The Downtown Gallery exhibited a new generation of young American artists, many, like Stuart Davis, Peggy Bacon, Ben Shahn, only in their 20s and 30s. Like Alpert, many of them were outsiders. Some were Jewish immigrants, part of that great wave of the late 19th century and early 20th century: the sculptor, Elie Nadelman, born in Warsaw; the painter Max Weber, from Białystok; Ben Shahn, from Lithuania; Jack Levine was the son of Lithuanian immigrants, William Steig the son of Polish immigrants.

Unusually for that time, many were women artists: Nadelman, Marguerite Zorach, Peggy Bacon and, most famous of all, Georgia O’Keeffe. This exhibition features two striking flower pieces by O’Keeffe and two beautiful sculptures by Nadelman.

Perhaps, most radical of all, Halpert exhibited black American artists. In 1941, she had an exhibition that included 41 black artists. Before then a black artist had never been represented by a New York Gallery. Jacob Lawrence’s painting, The Music Lesson, stands out for its bright colours. What made Helpert so distinctive was her radically inclusive sense of American art.

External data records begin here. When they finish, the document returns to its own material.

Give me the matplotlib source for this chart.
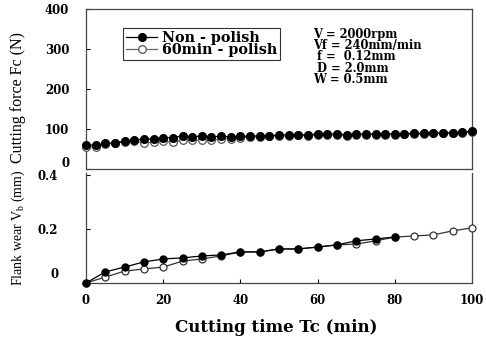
import matplotlib
matplotlib.use("Agg")
import matplotlib.pyplot as plt
import matplotlib.transforms as mtransforms

plt.rcParams['font.family'] = ['DejaVu Serif']
plt.rcParams['mathtext.fontset'] = 'custom'
plt.rcParams['mathtext.rm'] = 'Liberation Serif'
plt.rcParams['mathtext.it'] = 'Liberation Serif:italic'
plt.rcParams['mathtext.bf'] = 'Liberation Serif:bold'

# ---- data ----
force_time = [i * 2.5 for i in range(41)]
force_nonpolish = [60, 60, 64, 65, 70, 72, 75, 75, 78, 78, 83, 80, 83, 80, 82, 80, 82,
                   82, 83, 83, 85, 85, 86, 85, 88, 88, 87, 86, 87, 87, 88, 87, 88, 88,
                   89, 89, 90, 90, 91, 92, 94]
force_polish = [55, 55, 62, 64, 68, 70, 65, 67, 70, 67, 72, 72, 72, 72, 75, 76, 78,
                80, 80, 82, 82, 83, 84, 83, 85, 85, 84, 83, 85, 86, 86, 86, 86, 87,
                87, 88, 89, 89, 90, 91, 93]

wear_time_nonpolish = [0, 5, 10, 15, 20, 25, 30, 35, 40, 45, 50, 55, 60, 65, 70, 75, 80]
wear_nonpolish = [0.0, 0.041, 0.059, 0.078, 0.089, 0.093, 0.100, 0.104, 0.115, 0.115,
                  0.126, 0.126, 0.133, 0.141, 0.156, 0.163, 0.170]
wear_time_polish = [0, 5, 10, 15, 20, 25, 30, 35, 40, 45, 50, 55, 60, 65, 70, 75, 80,
                    85, 90, 95, 100]
wear_polish = [0.0, 0.022, 0.044, 0.052, 0.059, 0.081, 0.089, 0.100, 0.115, 0.115,
               0.126, 0.126, 0.133, 0.141, 0.144, 0.156, 0.170, 0.174, 0.178, 0.193,
               0.204]

force_ticks = [0, 100, 200, 300, 400]
wear_ticks = [0, 0.2, 0.4]
wear_tick_labels = ['0', '0.2', '0.4']
time_ticks = [0, 20, 40, 60, 80, 100]

label_nonpolish = 'Non - polish'
label_polish = '60min - polish'
conditions = 'V = 2000rpm\nVf = 240mm/min\n f =  0.12mm\n D = 2.0mm\nW = 0.5mm'

W, H = 486, 338
fig = plt.figure(figsize=(W / 100, H / 100), dpi=100)

def fx(px):
    return px / W

def fy(py):
    return 1 - py / H

spine_col = '#444444'
tick_font = {'family': 'DejaVu Serif', 'weight': 'bold', 'size': 8.5}

# ---- top axes ----
ax1 = fig.add_axes([fx(86), fy(169), fx(472) - fx(86), fy(9) - fy(169)])
ax1.plot(force_time, force_polish, '-', color='#666666', lw=0.9, marker='o', ms=5.5,
         mfc='white', mec='#555555', mew=0.9, clip_on=False, label=label_polish, zorder=3)
ax1.plot(force_time, force_nonpolish, '-', color='black', lw=0.9, marker='o', ms=5.5,
         mfc='black', mec='black', clip_on=False, label=label_nonpolish, zorder=4)
ax1.set_xlim(0, 100)
ax1.set_ylim(0, 400)
ax1.set_yticks(force_ticks)
ax1.set_yticklabels([str(v) for v in force_ticks], fontdict=tick_font)
ax1.set_xticks([])
ax1.tick_params(axis='y', direction='in', length=3, pad=12, width=0.8)
for s in ax1.spines.values():
    s.set_color(spine_col)
    s.set_linewidth(0.9)
handles, labels = ax1.get_legend_handles_labels()
leg = ax1.legend(handles[::-1], labels[::-1], loc='upper left',
                 bbox_to_anchor=(fx(123), fy(28)), bbox_transform=fig.transFigure,
                 prop={'family': 'DejaVu Serif', 'weight': 'bold', 'size': 10.3},
                 frameon=True, fancybox=False, edgecolor='#333333', framealpha=1,
                 borderpad=0.2, labelspacing=-0.1, handlelength=2.2, handletextpad=0.3,
                 borderaxespad=0)
leg.get_frame().set_linewidth(0.8)
fig.text(fx(313), fy(28), conditions, ha='left', va='top', fontsize=8.3,
         fontweight='bold', linespacing=0.82, family='DejaVu Serif')

# ---- bottom axes ----
ax2 = fig.add_axes([fx(86), fy(283), fx(472) - fx(86), fy(173) - fy(283)])
ax2.plot(wear_time_polish, wear_polish, '-', color='#333333', lw=0.9, marker='o', ms=5,
         mfc='white', mec='#333333', mew=0.9, clip_on=False, zorder=3)
ax2.plot(wear_time_nonpolish, wear_nonpolish, '-', color='black', lw=0.9, marker='o',
         ms=5, mfc='black', mec='black', clip_on=False, zorder=4)
ax2.set_xlim(0, 100)
ax2.set_ylim(0, 0.407)
ax2.set_xticks(time_ticks)
ax2.set_xticklabels([str(v) for v in time_ticks], fontdict=tick_font)
ax2.set_yticks(wear_ticks)
ax2.set_yticklabels(wear_tick_labels, fontdict=tick_font)
ax2.spines['top'].set_visible(False)
for s in ax2.spines.values():
    s.set_color(spine_col)
    s.set_linewidth(0.9)
ax2.tick_params(axis='y', direction='in', length=3, pad=20, width=0.8)
ax2.tick_params(axis='x', direction='in', length=3, pad=8, width=0.8)

# shift the "0" y labels upward as in the reference
for ax, dy in ((ax1, 7), (ax2, 10)):
    lab0 = ax.get_yticklabels()[0]
    lab0.set_transform(lab0.get_transform() +
                       mtransforms.ScaledTranslation(0, dy / 100, fig.dpi_scale_trans))

fig.text(fx(276), fy(327), 'Cutting time Tc (min)', ha='center', va='center',
         fontsize=12, fontweight='bold', family='DejaVu Serif')

fig.text(fx(18), fy(98), 'Cutting force Fc (N)', rotation=90, ha='center', va='center',
         fontsize=11.5, family='Liberation Serif')
fig.text(fx(18), fy(228), r'Flank wear V$_\mathregular{b}$ (mm)', rotation=90,
         ha='center', va='center', fontsize=10, family='Liberation Serif')

fig.savefig('out.png', dpi=100)
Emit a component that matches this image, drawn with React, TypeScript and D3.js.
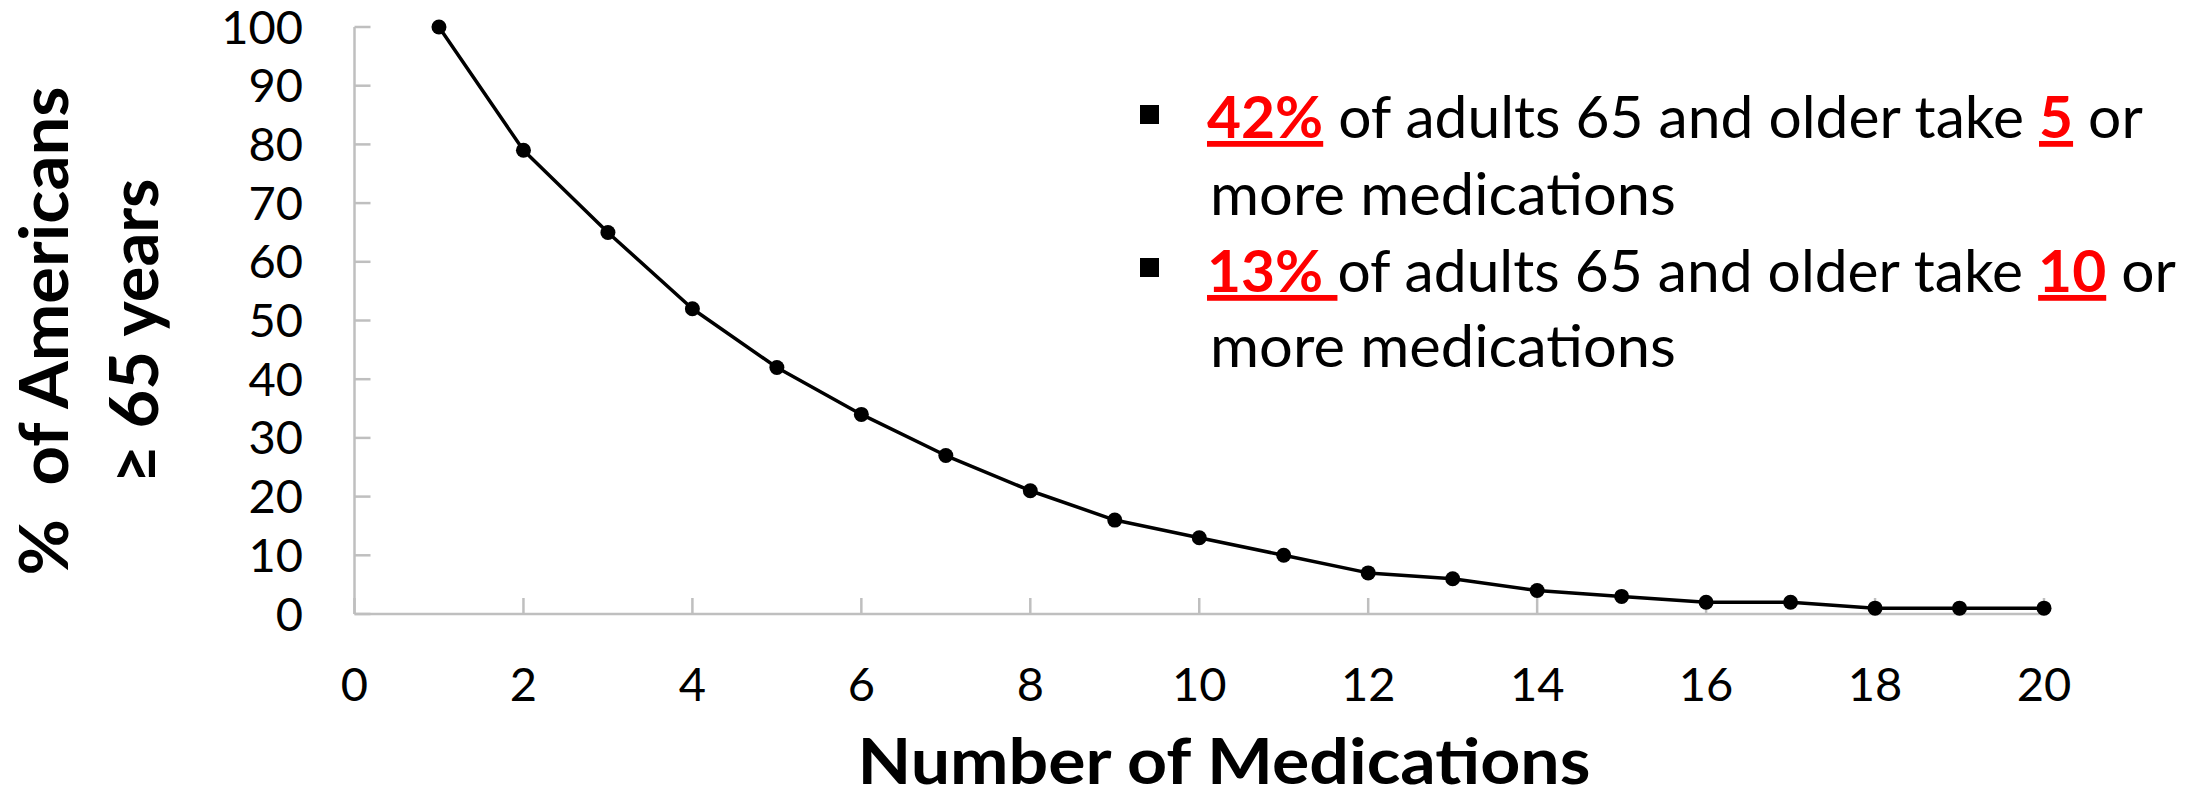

This exhibition brings together 90 works from her personal collection for the first time since it was sold off at auction in 1973. One of the first striking pieces is Seated Woman, a sculpture by Elie Nadelman, which was shown at the first exhibition at the Downtown Gallery in November 1926. It is one of a number of impressive representations of women. There is also a portrait of Edith Halpert (1928) by her husband and Circus Girl Resting (1925) by the Japanese-American artist, Yasuo Kuniyoshi, who was later interned during the war as an enemy alien.

The range of work is striking from the detailed realism of Charles Sheeler’s interiors to the early abstract works of Stuart Davis (represented here by Egg Beater No. 1, 1927). He first exhibited at the Downtown Gallery in 1927 and these paintings already anticipate his jazz-influenced, proto-pop art paintings of the 1940s and 1950s, bold, brash, and colourful. He had nine solo shows with Halpert. There are landscapes by the great Marsden Hartley and powerful political works by Ben Shahn, including Hunger (1926) and one of a series of gouaches dedicated to the trial of two famous Italian-American anarchists, and a searing satire of the military elite by Jack Levine (Welcome Home, 1946).

In addition there are photographs, a room full of prints by major artists including Orozco, Arshile Gorky and Edward Hopper, and metal weather vanes from Halpert’s folk art collection. In 1931 she launched the American Folk Art Gallery on the first floor of her brownstone.

Perhaps most striking of all is how original this work is. It’s as if Cubism and Abstract Expressionism had never happened. None of the artists here attempt to copy Picasso or Matisse. They have gone their own way and the range of voices is astonishing. Some of these artists, all very different, became famous. Others have not received their due recognition in the mainstream histories of modern American art. They became marginalised in the big stories of Abstract Expressionism, Pop Art and larger Post-Modernism.

Why? One can’t help but feel that there’s a political story here. Too many outsiders, like Halpert herself, for a generation of art historians and critics keen to champion white men from Pollock to Warhol. But gathered in New York’s Jewish Museum they feel fresh and will speak to a new audience. A Jewish female immigrant may have found her moment.

Edith Halpert and the Rise of American Art is at New York’s Jewish Museum until February 9.